On week one, Monday, you buy approx. $10K of SPY shares, rounded off to the nearest 10 shares.

On week two, Monday, you buy the next $10K of SPY...

Continue each week until all the 50K is spent with any left over kept in cash.

By doing this, you insure you are buying SPY at an average amount rather than catching it at a high or a low.

Summary

This simple investment strategy will get you started on your way. You should monitor your investment periodically to see how you are doing. My advice is once a month, check your balance. Track your progress and see how much your nest egg is growing. Every year, compute the rate of return for that year. It is very simple.

(Year End Balance) - (Beginning balance) divided by (Beginning balance) x 100.

This is the Rate of Return for that year. Repeat this for every year...

Also, go the the BLS site and look up the yearly CPI.

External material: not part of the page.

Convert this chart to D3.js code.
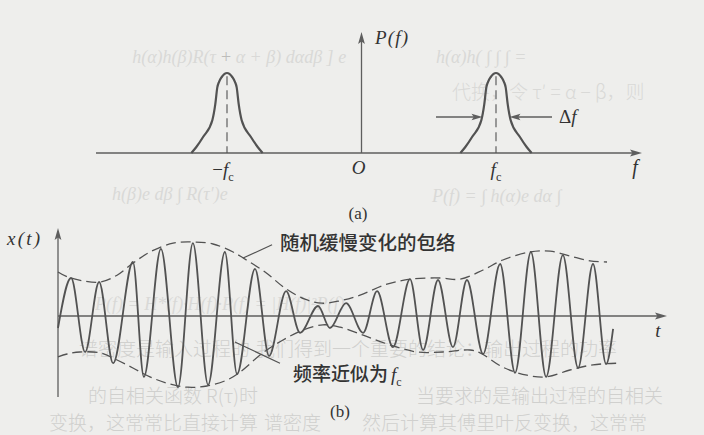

See how you are doing each year. If you are getting 4% or more above the CPI, you are doing great. If any given year, you either lost or are below the 4%, you are not keeping on target. If a few years in a row of losses, revisit the strategy.

SPY Bump Post Election

Stock Market Volitility

Recent weeks have seen the stock market going up and down like a yoyo. Most down compared to a year ago. This volatility can be unnerving to novice investors. They panic and want to bail out. That is exactly the wrong move.

The simple strategy is BUY LOW, SELL HIGH.

That is how you make money. In these turbulent times, stay put. You have a long term perspective and short term gyrations should have no effect. Investing for your future should be a life long activity. As long as you follow the basic rules, you can’t be too far off. Those who try to time the market, or are greedy tends to loose in the long haul.